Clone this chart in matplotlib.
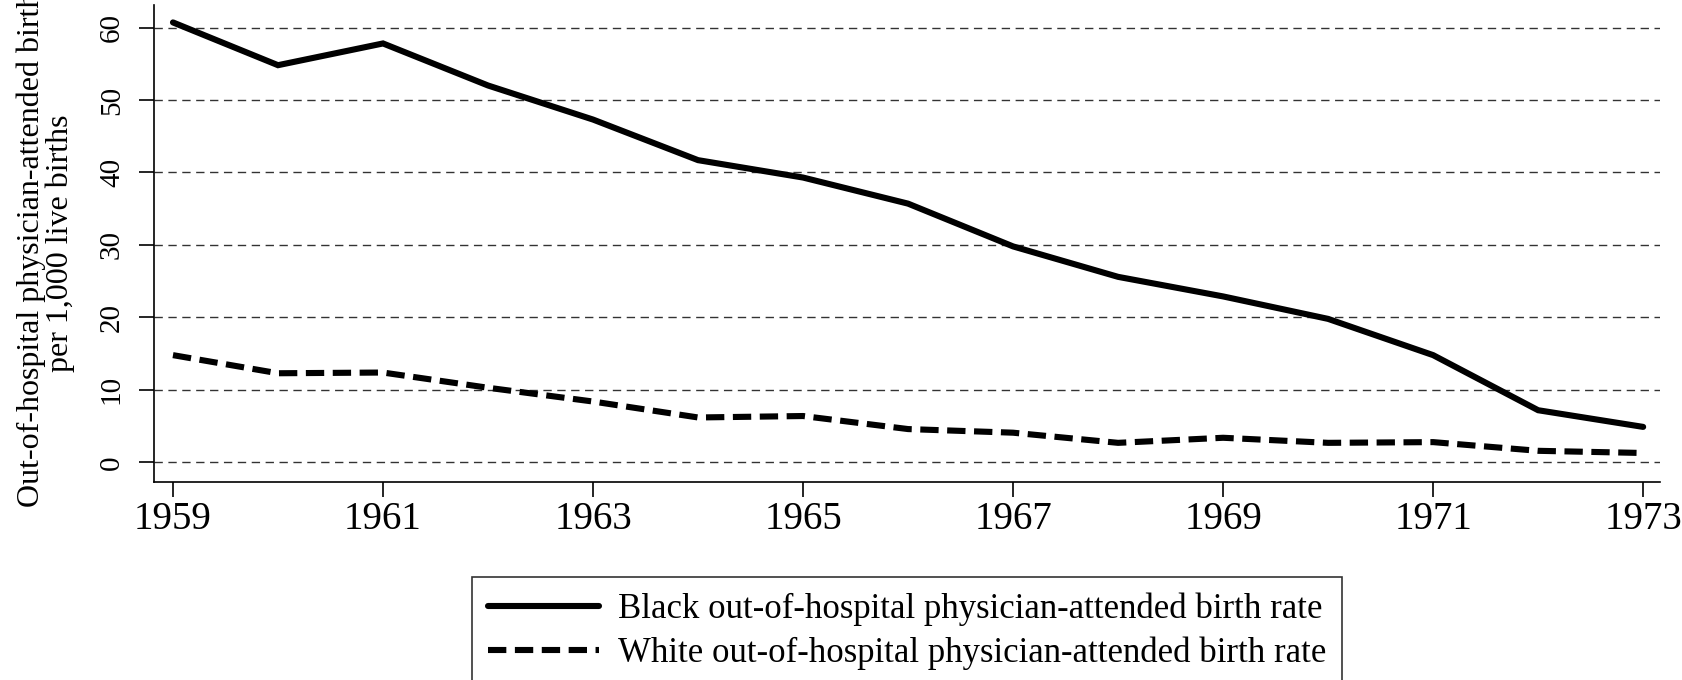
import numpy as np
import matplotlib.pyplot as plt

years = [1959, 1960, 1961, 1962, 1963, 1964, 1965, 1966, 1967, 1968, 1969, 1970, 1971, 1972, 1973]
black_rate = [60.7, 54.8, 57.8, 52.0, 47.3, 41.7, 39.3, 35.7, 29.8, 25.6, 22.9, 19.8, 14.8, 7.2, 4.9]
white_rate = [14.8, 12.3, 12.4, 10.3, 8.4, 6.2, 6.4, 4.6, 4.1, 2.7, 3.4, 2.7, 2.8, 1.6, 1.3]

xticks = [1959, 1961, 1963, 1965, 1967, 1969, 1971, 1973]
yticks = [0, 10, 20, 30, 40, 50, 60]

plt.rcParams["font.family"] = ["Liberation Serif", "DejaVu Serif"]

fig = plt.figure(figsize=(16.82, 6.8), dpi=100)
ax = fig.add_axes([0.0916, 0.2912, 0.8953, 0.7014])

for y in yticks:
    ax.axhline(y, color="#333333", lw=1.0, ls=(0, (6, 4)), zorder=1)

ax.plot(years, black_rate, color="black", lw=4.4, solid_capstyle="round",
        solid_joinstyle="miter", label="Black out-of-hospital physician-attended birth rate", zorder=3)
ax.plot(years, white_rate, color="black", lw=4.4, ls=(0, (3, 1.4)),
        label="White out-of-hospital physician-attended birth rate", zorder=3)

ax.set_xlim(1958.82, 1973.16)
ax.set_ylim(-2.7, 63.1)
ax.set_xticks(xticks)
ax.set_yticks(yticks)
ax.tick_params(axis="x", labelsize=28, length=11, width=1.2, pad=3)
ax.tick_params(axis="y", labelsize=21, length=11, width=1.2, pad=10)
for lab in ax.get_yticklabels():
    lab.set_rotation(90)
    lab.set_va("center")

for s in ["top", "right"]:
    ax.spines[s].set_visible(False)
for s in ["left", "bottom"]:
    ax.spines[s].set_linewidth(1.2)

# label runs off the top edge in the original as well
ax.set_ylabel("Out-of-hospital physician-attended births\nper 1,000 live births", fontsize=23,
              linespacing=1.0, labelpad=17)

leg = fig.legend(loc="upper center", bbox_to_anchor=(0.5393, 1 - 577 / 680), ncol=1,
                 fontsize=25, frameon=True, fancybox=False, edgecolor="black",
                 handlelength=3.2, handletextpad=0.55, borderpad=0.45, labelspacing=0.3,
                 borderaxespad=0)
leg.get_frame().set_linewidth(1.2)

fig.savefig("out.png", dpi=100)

★ ★ ★

**SHORT EXERCISE**
Extract, word for word, each line from the top of the data down to and including the line with "ax.spines[s].set_linewidth(1.2)"; skip the pictures.

**CORRECT RESPONSE**
Clone this chart in matplotlib.
import numpy as np
import matplotlib.pyplot as plt

years = [1959, 1960, 1961, 1962, 1963, 1964, 1965, 1966, 1967, 1968, 1969, 1970, 1971, 1972, 1973]
black_rate = [60.7, 54.8, 57.8, 52.0, 47.3, 41.7, 39.3, 35.7, 29.8, 25.6, 22.9, 19.8, 14.8, 7.2, 4.9]
white_rate = [14.8, 12.3, 12.4, 10.3, 8.4, 6.2, 6.4, 4.6, 4.1, 2.7, 3.4, 2.7, 2.8, 1.6, 1.3]

xticks = [1959, 1961, 1963, 1965, 1967, 1969, 1971, 1973]
yticks = [0, 10, 20, 30, 40, 50, 60]

plt.rcParams["font.family"] = ["Liberation Serif", "DejaVu Serif"]

fig = plt.figure(figsize=(16.82, 6.8), dpi=100)
ax = fig.add_axes([0.0916, 0.2912, 0.8953, 0.7014])

for y in yticks:
    ax.axhline(y, color="#333333", lw=1.0, ls=(0, (6, 4)), zorder=1)

ax.plot(years, black_rate, color="black", lw=4.4, solid_capstyle="round",
        solid_joinstyle="miter", label="Black out-of-hospital physician-attended birth rate", zorder=3)
ax.plot(years, white_rate, color="black", lw=4.4, ls=(0, (3, 1.4)),
        label="White out-of-hospital physician-attended birth rate", zorder=3)

ax.set_xlim(1958.82, 1973.16)
ax.set_ylim(-2.7, 63.1)
ax.set_xticks(xticks)
ax.set_yticks(yticks)
ax.tick_params(axis="x", labelsize=28, length=11, width=1.2, pad=3)
ax.tick_params(axis="y", labelsize=21, length=11, width=1.2, pad=10)
for lab in ax.get_yticklabels():
    lab.set_rotation(90)
    lab.set_va("center")

for s in ["top", "right"]:
    ax.spines[s].set_visible(False)
for s in ["left", "bottom"]:
    ax.spines[s].set_linewidth(1.2)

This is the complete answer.